Up to 70,000 people attended a mourning march commemorating slain politician and Kremlin critic Boris Nemtsov. Many participants described his assassination on Feb. 27 as a personal tragedy; Russia’s opposition called it a point of no return. Pundits point out that without Nemtsov the opposition will find it even more difficult to unite.
Up to 70,000 people attend march to commemorate slain Kremlin critic. Source: RG
Tens of thousands of Russians have marched in central Moscow to commemorate prominent opposition figure and former first deputy prime minister of Russia Boris Nemtsov, who was shot dead in the shadow of the Kremlin by unknown assailants late at night on Feb. 28.
According to the Interior Ministry, the mourning march, held on Sunday, March 1, gathered some 16,500 participants, though organizers say it was attended by at least 70,000 people, and photographs of the march appear to support this claim.
The tragedy changed the opposition’s plans: They had originally planned a “Spring” anti-crisis march in Maryino (a Moscow suburb) but decided that this would be inappropriate in the light of Nemtsov’s killing, and agreed a new route with the city authorities.
‘Nemtsov’s tragedy is my tragedy’
Before the march started, there was a long line outside a flower shop near Smolenskaya Square, where people waited to buy flowers to take with them to the march. Although in the square itself there were numerous walk-through metal detectors and people’s bags were checked, there was hardly any visible police presence along the rest of the route of the march.

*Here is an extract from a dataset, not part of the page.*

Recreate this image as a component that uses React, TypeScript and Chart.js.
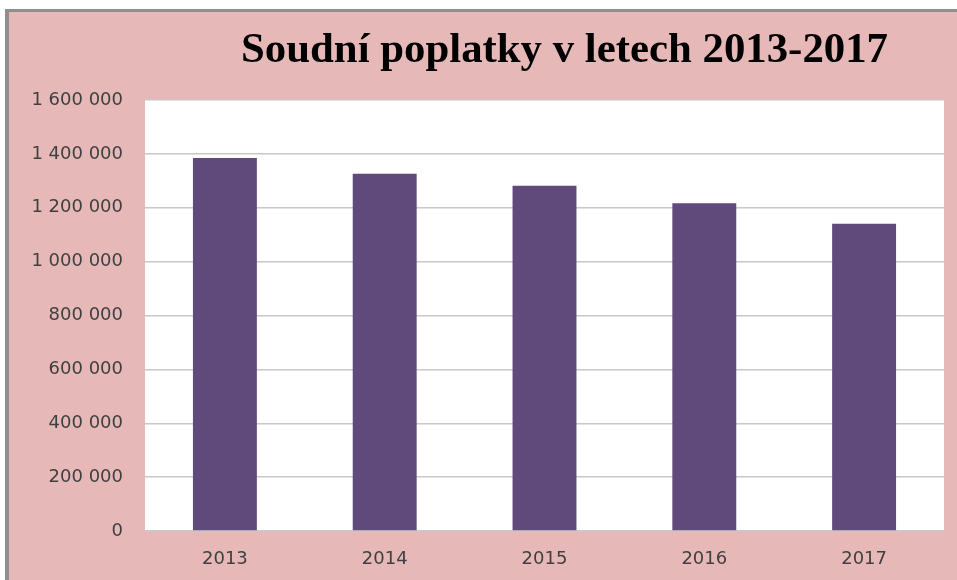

People walked along slowly in complete silence, carrying portraits of Nemtsov, Russian flags with black ribbons attached to them and placards that read: “Heroes do not die,” “He died for Russia’s future,” “They were afraid of you, Boris,” “Propaganda kills,” and “I am not afraid.”
“I am devastated by this death,” said pensioner Yevgeniya Ipatova. “Russia is losing its best sons. He could have been a great scientist [Nemtsov had over 60 scientific papers on physics published – RBTH]. Instead he decided to devote himself to the people, but the people did not understand him.”
“I want to live in a free country. I don’t like it when we are being shot, when we are being blown up. I want to be able to publicly say what I like and what I don’t like. That is why the tragedy of Boris Nemtsov is my tragedy too,” said Viktor Artamonov, who had worked with the murdered politician since 1992.
Death as consolidation?
As the silent march approached its end, there were a number of individual cries of “Russia without Putin!” from participants near the head of the column, where opposition activists headed by former Russian Prime Minister Mikhail Kasyanov were marching, though others warned that shouting would be seen as an act of provocation. The march ended with the column filing slowly onto Bolshoi Moskvoretsky Bridge, where Nemtsov was gunned down.
The opposition’s view of the murder was presented by Ilya Yashin, a close friend and associate of Boris Nemtsov. He told journalists: “For Russian society and the opposition, it [Nemtsov’s death] is a watershed, a point of no return of sorts. <…> I very much want to believe that democrats will at last unite, that this death will bring together opposition leaders, some of whom are not even on speaking terms with each other.”
However, political analysts polled by RBTH are rather skeptical about the opposition’s ability to unite. According to the deputy head of the Institute of Socio-Economic and Political Research close to the Kremlin, Alexander Pozhalov, it was Nemtsov who “straightened out internal conflicts in the disparate protest movement and developed the opposition strategy.”
It was Nemtsov who in late 2014 urged the opposition to unite in a coalition called “For European Choice,” recalled Pozhalov. “Clearly, the role that Alexei Navalny and his close allies play in the opposition movement will now increase, they will start pulling the blanket toward them, which may create new internal problems inside the opposition,” said the pundit.
Meanwhile, Konstantin Kalachev, head of the independent Political Expert Group, lamented that the opposition “can consolidate only around such sad events as this.” “It is a serious problem: around who and what to consolidate.” In his opinion, from the organizational point of view and from the point of view of moral leadership, the opposition is rather weak.
“In this case one should not expect that the baby will be born a month after conception. A new opposition may emerge in Russia but only when the country is hit by a really serious economic crisis. It will be an opposition that will start building its program primarily on the socio-economic agenda,” said Kalachev.